Mais plus loin que la pure nouveauté et l'attrait des trouvailles incroyables, c'est peut-être la consternation qui surprend le plus dans cet ouvrage. En feuilletant Hôtels Garnis, à côté des images érotiques, les nombreux rapports de police, les détails des descentes ou des contrôles, mais aussi tous ces charmants petits billets de dénonciation rédigés par des bonnes gens persuadées de "penser bien" et désireuses d'alarmer les forces de l'ordre sur des pratiques qui, non seulement les dégoûtent, mais qu'ils considèrent comme dangereuses pour toute la société, nous rappellent combien le sexe n'est définitivement pas quelque-chose de gratuit.

La délation sous couvert de morale, une pratique toujours vivace



En 1872, plusieurs commerçants du quartier du Palais-Royal s'étaient ainsi "indignés" de ce qui se passait devant leurs boutiques :

"Dans la galerie d'Orléans et aux alentours, de jeunes garçons en veste et en casquette raccrochent insolemment les hommes. Ils poussent l'effronterie jusqu'à se livrer sur les passants à des attouchement révoltants."

"Cette hideuse prostitution est le fait de véritables putains mâles qui en remontreraient aux habitants de Sodome. Ils ont un comportement que réprouve notre morale ».
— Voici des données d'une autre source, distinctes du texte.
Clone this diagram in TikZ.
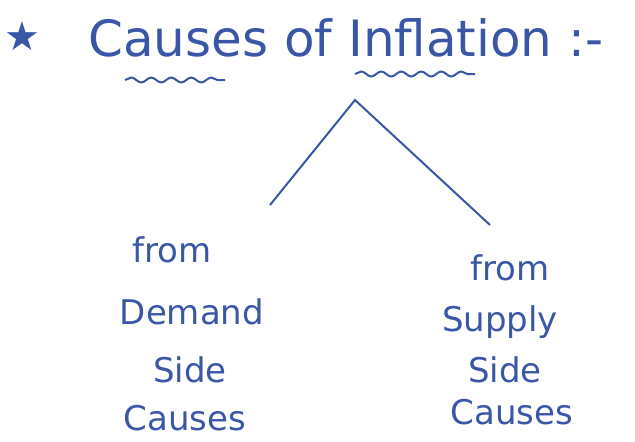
\documentclass[tikz,border=0pt]{standalone}
\usepackage{fontspec}
\setmainfont{DejaVu Sans}
\usetikzlibrary{positioning,decorations.pathmorphing}

\definecolor{ink}{HTML}{3A56A6}

\begin{document}
\begin{tikzpicture}[x=1pt,y=-1pt, every node/.style={text=ink,font=\fontsize{50}{54}\selectfont,inner sep=0pt}, word/.style={font=\fontsize{34}{38}\selectfont}, wave/.style={draw=ink,line width=2pt,decorate,decoration={snake,amplitude=2.5pt,segment length=20pt}}, branch/.style={draw=ink,line width=2pt}]
\useasboundingbox (0,0) rectangle (635,442);
\node[font=\fontsize{40}{44}\selectfont] (star) at (22,36) {★};
\node[anchor=west] (title) at (88,38) {Causes of Inflation :-};
\coordinate (top) at (355,100);
\coordinate (lend) at (270,205);
\coordinate (rend) at (490,225);
\node[word] (lfrom) at (172,250) {from};
\node[word] (ldemand) at (192,312) {Demand};
\node[word] (lside) at (190,370) {Side};
\node[word] (lcauses) at (185,418) {Causes};
\node[word] (rfrom) at (510,268) {from};
\node[word] (rsupply) at (500,322) {Supply};
\node[word] (rside) at (505,370) {Side};
\node[word] (rcauses) at (512,412) {Causes};
\draw[branch] (lend)--(top)--(rend);
% underlines
\path[wave] (125,80)--(225,80);
\path[wave] (355,74)--(475,74);
\end{tikzpicture}
\end{document}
Le 21 avril 1870, c'est un riverain du Bois de Boulogne qui envoie ses doléances à "Monsieur le Préfet de la Police Impériale" :

"Dès que la nuit vient, les allées autour de la Porte Maillot sont envahies par des individus des deux sexes qui, moyennant vingt ou trente sous, se livrent sur les amateurs à des pratiques dont la lubricité m’interdit de décrire le détail. Il faudrait lutter contre ces hideux trafics dangereux pour nos porte-monnaie comme pour la morale publique".

Si le vocabulaire, la syntaxe ont aujourd'hui changé, si on ne s'égare plus trop à parler de morale, le fond idéologique des contempteurs actuels de la sexualité "professionnelle" reste identique à celui qui poussait, il y a près de 150 ans, ces quidams à prendre la plume pour alerter la maréchaussée : il y a des pratiques sexuelles bonnes, et d'autres mauvaises, et celles-là il faut les éliminer. Qu'importe si le corps de ceux qui en tirent du plaisir et des revenus en pâtissent, c'est avant tout le corps social qu'il faut "protéger".

Alors peut-être que oui, le livre de Nicole Canet (qui se double d'une exposition débutant le 12 septembre) permet de répondre à la question qui me turlupinait : la situation des travailleurs du sexe masculins est tristement la même que celle des travailleuses du sexe féminines, et en remontant quasiment deux siècles en arrière, il permet d'éclairer tous les paradoxes de notre époque soi-disant libérée.